Figuring Backwards for the Answers

“What is 48,241 multiplied by 35,482?”

“1,711,687,162,” answered a young man sitting at one end of the stage, before the woman at the other end had time to enter all the digits in a calculator. When the machine finally gave the same answer, the audience applauded.

“569,733 divided by 832?”

“684.77524 with a remainder of 0.00032.” Again the young man got the answer first, using only his fingers, and the calculator confirmed it.

That was in a competition held at the Chinese University of Science and Technology in May 1978, and the mathematical genius was 24-year-old Shi Fengshou from Shaanxi Province, China. “On question after question put by the audience,” reports “China Reconstructs,” “the man won.”

Shi Fengshou developed his astounding technique strictly through hard work and inventive thinking. While still in the village primary school, he often wondered why people would read a number from left to right but do calculations from right to left. Wouldn’t it be much simpler if everything were done the same way? This started him on the search for a fast way of doing mental calculations.
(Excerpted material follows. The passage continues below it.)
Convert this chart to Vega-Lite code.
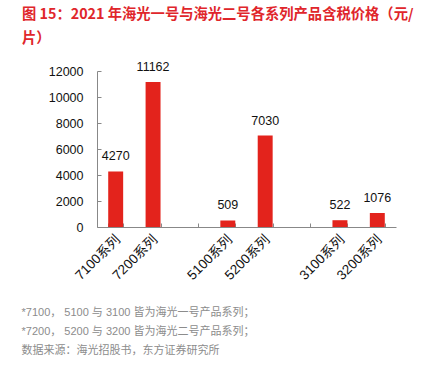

Working from left to right enabled Shi to give out the answer as soon as each digit was obtained, a definite advantage in mental computations. But the key to his success was in his ingenious way of handling the carry-over. For example, try multiplying 36 by 2 from the left, mentally. The first digit of the answer is not 6 (2 × 3) but 7 because there is a carry-over of 1 from the next operation (2 × 6 = 12). So the answer is 72. From this simple idea, Shi determined that every time a digit is multiplied by 2, the product should be increased by 1 if the next digit is 5 or greater. From there, he worked out the rules for the numbers 3 through 9, and soon such calculations became simple child’s play for him. By the time he graduated from primary school, he had already mastered calculations involving multidigit numbers, such as those he did in the competition.

Later, Shi also developed methods for doing powers and roots and even logarithmic and trigonometric functions mentally. The story had it that he would practice squaring license-plate numbers, that is, multiplying the number by itself. License numbers in China are seven digits long. Can you imagine standing on the street trying to square a seven-digit number? At first, the car would be long gone before he could come up with the answer. But, with practice, he would have it as soon as the car had passed.

It was not long before he attracted professional attention. Eventually his work was published in a book entitled “Quick Calculations,” which became very popular all through China.

Minds like Shi’s are rare, but they demonstrate the immense potential of the human brain. Granted that not all of us are interested in becoming a “human calculator” like Shi Fengshou, but imagine the things that we can learn to do and enjoy when given unlimited time​—an eternity—​a prospect that the Bible holds out to lovers of the true God.